Dopo aver bussato più volte senza aver avuto risposta, il proprietario chiamò la polizia di Lucca. Arrivato sul luogo, l’agente Neri Gugliermino si decise a sfondare la porta. Dentro Chet era accasciato sul pavimento. Non era riuscito a trovarsi una vena buona per l’ennesimo buco e aveva fatto un casino.
Venne preso, rilasciato, di nuovo arrestato per richiesta del pubblico ministero locale. “Il processo delle vipere” fece scandalo e si concluse con una condanna a un anno e sette mesi da passare nel carcere di San Giorgio, dentro le mura di Lucca. Durante il dibattimento Chet sputtanò ogni dottore, ogni compagno di buco. Lui era fatto così; anche Halema finì dietro le sbarre.

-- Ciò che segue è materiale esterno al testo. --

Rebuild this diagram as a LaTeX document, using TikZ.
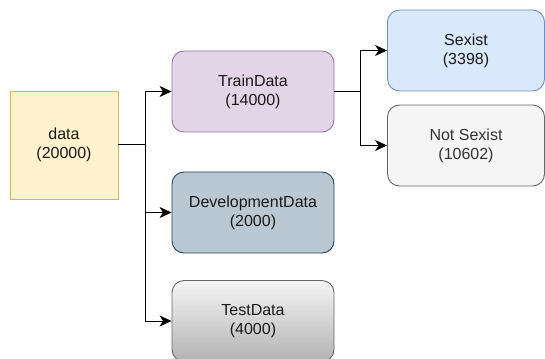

Chet era famoso, ora lo era ancora di più. Il figlio del direttore del carcere era un fan del jazz e convinse suo padre a fargli avere un permesso speciale: poteva suonare due ore al giorno. La prigione, in fondo, gli stava facendo bene. Si metteva tutti i giorni alla stessa ora vicino alle grate della sua cella e cominciava i suoi esercizi. Una piccola folla, ogni giorno, si radunava sotto quelle finestre per poter sentire quel concerto improvvisato, quelle note spinte fuori le mura dal vento di maestrale. Gli altri detenuti lo adoravano, ansiosi per quelle due ore di magia.
Gli venne concessa una riduzione di pena e poté uscire in tempo per passare il natale con Carol. Halema, tradita e ferita, era già andata via con il loro figlio. Baker tornò a vivere il suo lento e mitico declino. In Italia, nonostante quei giorni, tornerà sempre volentieri.